Dans « l’hiver démographique » européen, où en est la France ?
L’Europe est entrée dans un « hiver démographique » au milieu des années 1970. Cela signifie que, depuis cette période, l’indice de fécondité est inférieur au seuil de remplacement des populations : celui-ci est de 2,1 enfants par femme tandis que le taux de fécondité est de 1,5 enfant par femme, en Europe.
Concrètement, depuis 2015, il y a plus de décès que de naissances : cela n’était pas arrivé depuis les périodes de fortes épidémies ou de guerres. Mais les médias n’en ont guère parlé…
La France a connu un hiver démographique moins intense, grâce à sa politique familiale. Mais, depuis le milieu des années 2010, quand elle a été particulièrement fragilisée, la natalité a baissé. La tendance est donc au vieillissement de la population. Aujourd’hui, on jouit encore d’un excédent des naissances mais il a beaucoup diminué et il semble que nous nous orientons vers une période où les décès excéderont les naissances…
Quels sont les « rabotages » de la politique familiale que vous évoquez ?
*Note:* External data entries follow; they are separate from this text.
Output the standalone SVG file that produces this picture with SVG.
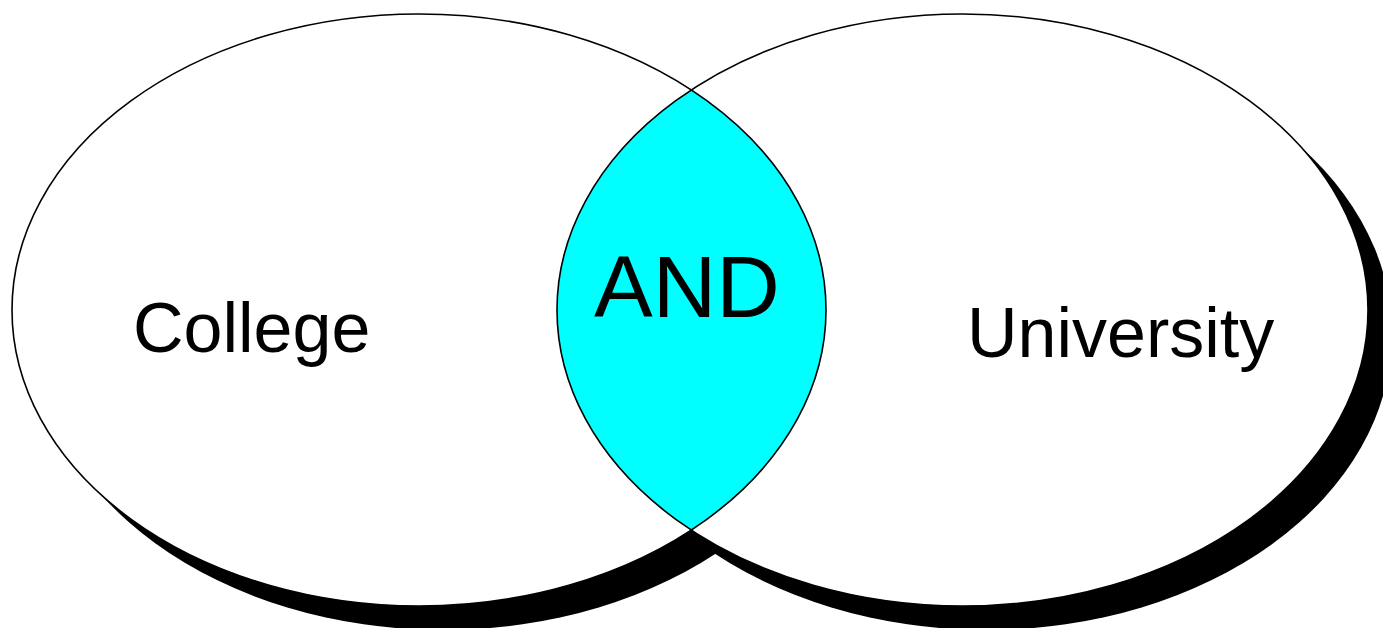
<svg xmlns="http://www.w3.org/2000/svg" width="1383" height="628" viewBox="0 0 1383 628">
  <style>
    .shadow { fill: #000; stroke: none; }
    .set { fill: #fff; stroke: none; }
    .outline { fill: none; stroke: #000; stroke-width: 1.6; }
    .lens { fill: #00ffff; stroke: none; }
    .label { font-family: "Liberation Sans", Arial, sans-serif; fill: #000; }
  </style>
  <defs>
    <clipPath id="clipLeft">
      <ellipse cx="419" cy="310" rx="407" ry="296"/>
    </clipPath>
  </defs>
  <rect width="1383" height="628" fill="#fff"/>
  <g id="shadows">
    <ellipse class="shadow" cx="443" cy="334" rx="407" ry="296"/>
    <ellipse class="shadow" cx="986.5" cy="334" rx="405.5" ry="296"/>
  </g>
  <g id="college">
    <ellipse class="set" cx="419" cy="310" rx="407" ry="296"/>
  </g>
  <g id="university">
    <ellipse class="set" cx="962.5" cy="310" rx="405.5" ry="296"/>
  </g>
  <g id="and">
    <ellipse class="lens" cx="962.5" cy="310" rx="405.5" ry="296" clip-path="url(#clipLeft)"/>
  </g>
  <g id="outlines">
    <ellipse class="outline" cx="419" cy="310" rx="407" ry="296"/>
    <ellipse class="outline" cx="962.5" cy="310" rx="405.5" ry="296"/>
  </g>
  <g id="labels">
    <text class="label" x="133" y="352" font-size="70">College</text>
    <text class="label" x="967" y="357" font-size="70">University</text>
    <text class="label" x="594" y="317" font-size="88">AND</text>
  </g>
</svg>
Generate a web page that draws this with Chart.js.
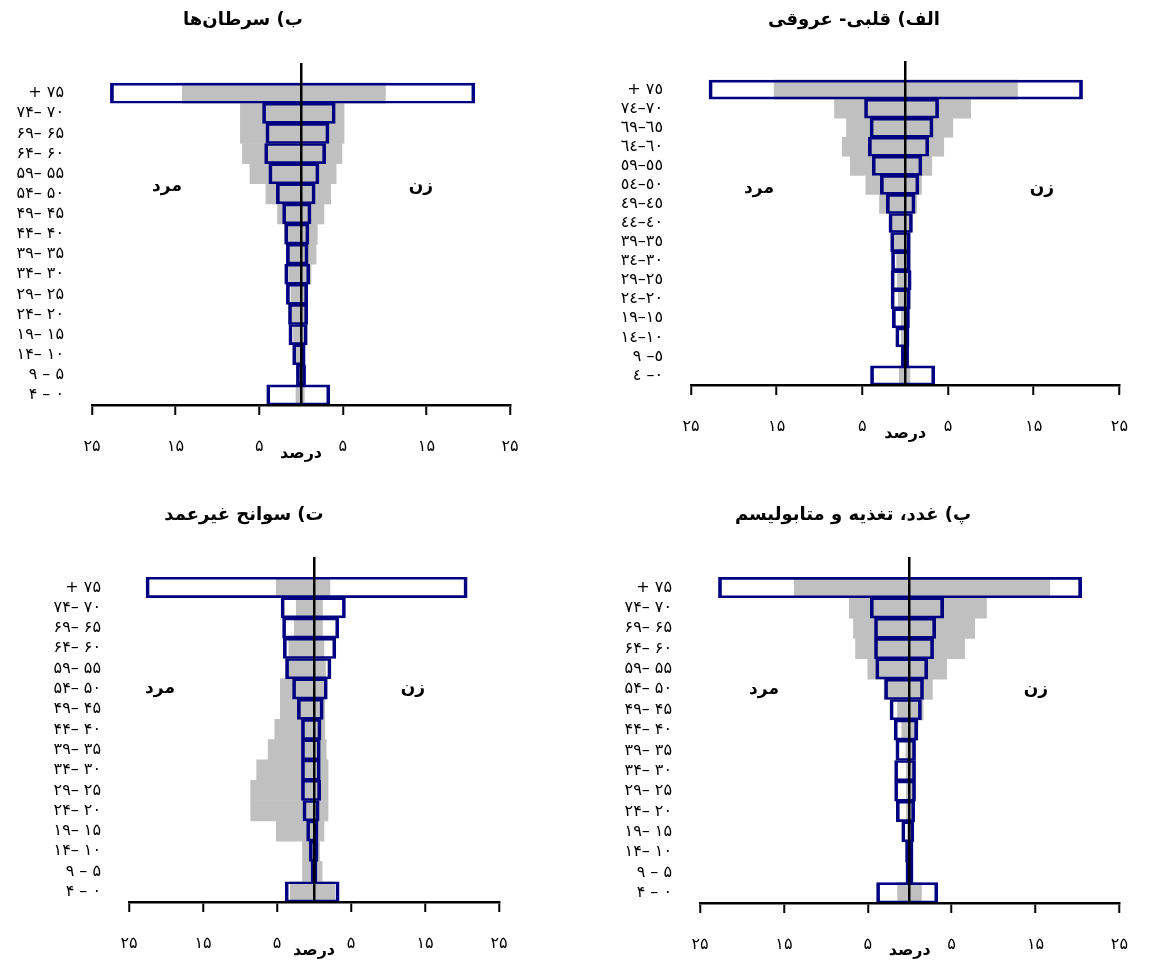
<!DOCTYPE html>
<html lang="fa" dir="rtl">
<head>
<meta charset="utf-8">
<title>هرم سنی مرگ‌ومیر</title>
<script src="https://cdn.jsdelivr.net/npm/chart.js@4.4.1/dist/chart.umd.min.js"></script>
<style>
  html, body { margin: 0; padding: 0; background: #fff; }
  .grid { display: grid; grid-template-columns: 575px 575px; grid-template-rows: 482px 482px; width: 1150px; height: 964px; }
  canvas { display: block; }
</style>
</head>
<body>
<div class="grid">
  <canvas id="c1" width="575" height="482"></canvas>
  <canvas id="c2" width="575" height="482"></canvas>
  <canvas id="c3" width="575" height="482"></canvas>
  <canvas id="c4" width="575" height="482"></canvas>
</div>
<script>
// گروه‌های سنی (از بالا به پایین)
const ageLabelsFa = ['۷۵ +', '۷۰ –۷۴', '۶۵ –۶۹', '۶۰ –۶۴', '۵۵ –۵۹', '۵۰ –۵۴', '۴۵ –۴۹', '۴۰ –۴۴',
  '۳۵ –۳۹', '۳۰ –۳۴', '۲۵ –۲۹', '۲۰ –۲۴', '۱۵ –۱۹', '۱۰ –۱۴', '۵ – ۹', '۰ – ۴'];
const ageLabelsAr = ['٧٥ +', '٧٠–٧٤', '٦٥–٦٩', '٦٠–٦٤', '٥٥–٥٩', '٥٠–٥٤', '٤٥–٤٩', '٤٠–٤٤',
  '٣٥–٣٩', '٣٠–٣٤', '٢٥–٢٩', '٢٠–٢٤', '١٥–١٩', '١٠–١٤', '٥– ٩', '٠– ٤'];
const xTickValues = [-25, -15, -5, 0, 5, 15, 25];

// الف) قلبی- عروقی
const cardioMenBlue = [22.9, 4.75, 4.1, 4.3, 3.85, 2.9, 2.2, 1.9, 1.7, 1.6, 1.65, 1.65, 1.5, 1.1, 0.45, 4.05];
const cardioWomenBlue = [20.7, 3.9, 3.25, 2.75, 1.95, 1.6, 1.15, 0.85, 0.6, 0.6, 0.7, 0.6, 0.5, 0.45, 0.4, 3.45];
const cardioMenGray = [15.3, 8.25, 6.85, 7.35, 6.4, 4.6, 3.0, 1.8, 1.4, 1.0, 0.9, 0.8, 0.45, 0.45, 0.45, 0.7];
const cardioWomenGray = [13.1, 7.65, 5.55, 4.5, 3.1, 1.9, 1.35, 0.7, 0.3, 0.3, 0.25, 0.25, 0.2, 0.2, 0.35, 0.55];

// ب) سرطان‌ها
const cancerMenBlue = [22.8, 4.6, 4.2, 4.35, 3.85, 2.95, 2.2, 1.95, 1.75, 1.95, 1.75, 1.5, 1.45, 1.0, 0.55, 4.1];
const cancerWomenBlue = [20.8, 4.1, 3.35, 2.95, 2.15, 1.7, 1.2, 0.95, 0.85, 1.05, 0.8, 0.8, 0.75, 0.5, 0.55, 3.45];
const cancerMenGray = [14.2, 7.25, 7.25, 7.0, 6.1, 4.2, 2.8, 2.0, 1.7, 1.5, 1.2, 1.1, 0.9, 0.6, 0.5, 0.6];
const cancerWomenGray = [10.1, 5.15, 5.15, 4.9, 4.2, 3.55, 2.75, 1.95, 1.8, 1.2, 0.7, 0.5, 0.4, 0.3, 0.3, 0.4];

// پ) غدد، تغذیه و متابولیسم
const endoMenBlue = [22.8, 4.7, 4.2, 4.2, 4.05, 3.0, 2.35, 1.85, 1.65, 1.8, 1.8, 1.6, 0.95, 0.5, 0.45, 3.95];
const endoWomenBlue = [20.5, 4.05, 3.1, 2.85, 2.15, 1.65, 1.4, 0.95, 0.7, 0.7, 0.7, 0.6, 0.5, 0.4, 0.4, 3.35];
const endoMenGray = [13.75, 7.2, 6.7, 6.45, 5.0, 3.05, 1.45, 0.95, 0.45, 0.4, 0.4, 0.4, 0.3, 0.3, 0.3, 1.45];
const endoWomenGray = [16.7, 9.15, 7.75, 6.55, 4.4, 2.7, 1.6, 1.0, 0.5, 0.45, 0.4, 0.35, 0.3, 0.3, 0.3, 1.4];

// ت) سوانح غیرعمد
const accidentMenBlue = [22.7, 4.45, 4.25, 4.15, 3.85, 2.9, 2.25, 1.7, 1.7, 1.7, 1.7, 1.5, 1.0, 0.65, 0.4, 3.9];
const accidentWomenBlue = [20.7, 4.25, 3.35, 2.95, 2.3, 1.8, 1.25, 0.95, 0.85, 0.85, 0.9, 0.7, 0.55, 0.55, 0.4, 3.4];
const accidentMenGray = [5.1, 2.4, 2.65, 3.4, 3.8, 4.55, 4.55, 5.3, 6.2, 7.75, 8.55, 8.55, 5.1, 1.55, 1.55, 3.2];
const accidentWomenGray = [2.15, 1.15, 1.15, 1.35, 1.55, 1.55, 1.45, 1.45, 1.65, 1.9, 1.9, 1.9, 1.35, 0.75, 1.1, 2.8];

const FONT = '"DejaVu Sans", sans-serif';
const toFa = n => String(n).replace(/\d/g, d => '۰۱۲۳۴۵۶۷۸۹'[d]);

// عنوان نمودار و برچسب‌های مرد / زن
const panelText = {
  id: 'panelText',
  afterDraw(chart, args, o) {
    const ctx = chart.ctx;
    ctx.save();
    ctx.fillStyle = '#000';
    ctx.textAlign = 'center';
    ctx.textBaseline = 'middle';
    ctx.font = 'bold 18px ' + FONT;
    ctx.fillText(o.title, o.titleX, o.titleY);
    ctx.font = 'bold 17px ' + FONT;
    ctx.fillText('مرد', o.menX, o.sexY);
    ctx.fillText('زن', o.womenX, o.sexY);
    ctx.restore();
  }
};

const panels = [
  { id: 'c1', title: 'الف) قلبی- عروقی', labels: ageLabelsAr,
    menBlue: cardioMenBlue, womenBlue: cardioWomenBlue, menGray: cardioMenGray, womenGray: cardioWomenGray,
    top: 61, left: 116, right: 20, xHeight: 97, titlePad: 39, titleX: 279, titleY: 20, menX: 184, womenX: 467, sexY: 189 },
  { id: 'c2', title: 'ب) سرطان‌ها', labels: ageLabelsFa,
    menBlue: cancerMenBlue, womenBlue: cancerWomenBlue, menGray: cancerMenGray, womenGray: cancerWomenGray,
    top: 63, left: 92, right: 65, xHeight: 77, titlePad: 19, titleX: 243, titleY: 20, menX: 167, womenX: 421, sexY: 187 },
  { id: 'c3', title: 'پ) غدد، تغذیه و متابولیسم', labels: ageLabelsFa,
    menBlue: endoMenBlue, womenBlue: endoWomenBlue, menGray: endoMenGray, womenGray: endoWomenGray,
    top: 75, left: 125, right: 29, xHeight: 61, titlePad: 4, titleX: 278, titleY: 33, menX: 189, womenX: 461, sexY: 208 },
  { id: 'c4', title: 'ت) سوانح غیرعمد', labels: ageLabelsFa,
    menBlue: accidentMenBlue, womenBlue: accidentWomenBlue, menGray: accidentMenGray, womenGray: accidentWomenGray,
    top: 75, left: 129, right: 76, xHeight: 62, titlePad: 4, titleX: 244, titleY: 33, menX: 160, womenX: 413, sexY: 207 }
];

panels.forEach(p => {
  // ردیف خالی بالای هرم برای ادامه خط وسط
  const labels = [''].concat(p.labels);
  const gray = [null].concat(p.menGray.map((m, i) => [-m, p.womenGray[i]]));
  const blue = [null].concat(p.menBlue.map((m, i) => [-m, p.womenBlue[i]]));

  new Chart(document.getElementById(p.id), {
    type: 'bar',
    data: {
      labels: labels,
      datasets: [{
        label: 'gray',
        data: gray,
        backgroundColor: '#c0c0c0',
        borderWidth: 0,
        order: 2
      }, {
        label: 'blue',
        data: blue,
        backgroundColor: 'rgba(0,0,0,0)',
        borderColor: '#000080',
        borderWidth: { top: 2, bottom: 2, left: 3, right: 3 },
        borderSkipped: false,
        order: 1
      }]
    },
    options: {
      indexAxis: 'y',
      responsive: false,
      animation: false,
      layout: { padding: { top: p.top, right: p.right, bottom: 0, left: 0 } },
      datasets: { bar: { grouped: false, barPercentage: 1, categoryPercentage: 1 } },
      plugins: {
        legend: { display: false },
        tooltip: { enabled: false },
        panelText: p
      },
      scales: {
        x: {
          type: 'linear', min: -25, max: 25,
          afterBuildTicks: s => { s.ticks = xTickValues.map(v => ({ value: v })); },
          afterFit: s => { s.height = p.xHeight; },
          ticks: {
            callback: v => v === 0 ? '' : toFa(Math.abs(v)),
            font: { family: FONT, size: 16 }, color: '#000', padding: 22, maxRotation: 0, autoSkip: false
          },
          grid: {
            z: 1, drawOnChartArea: true, tickLength: 10, lineWidth: 2.5, tickWidth: 2,
            color: c => (c.tick && c.tick.value === 0) ? '#000' : 'rgba(0,0,0,0)',
            tickColor: c => (c.tick && c.tick.value === 0) ? 'rgba(0,0,0,0)' : '#000'
          },
          border: { display: true, color: '#000', width: 2.5, z: 1 },
          title: {
            display: true, text: 'درصد', color: '#000',
            font: { family: FONT, size: 16, weight: 'bold' },
            padding: { top: 0, bottom: p.titlePad }
          }
        },
        y: {
          type: 'category',
          afterFit: s => { s.width = p.left; },
          grid: { display: false, drawTicks: false },
          border: { display: false },
          ticks: { font: { family: FONT, size: 16 }, color: '#000', padding: 28, autoSkip: false }
        }
      }
    },
    plugins: [panelText]
  });
});
</script>
</body>
</html>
Concrètement, on peut noter, par exemple, la fin de l’universalité des allocations familiales, la remise en cause de l’allocation parentale d’éducation, la baisse du quotient familial, la baisse des dotations financières de l’État aux communautés locales, entraînant concrètement l’interruption de projets comme des nouvelles crèches, entre autres.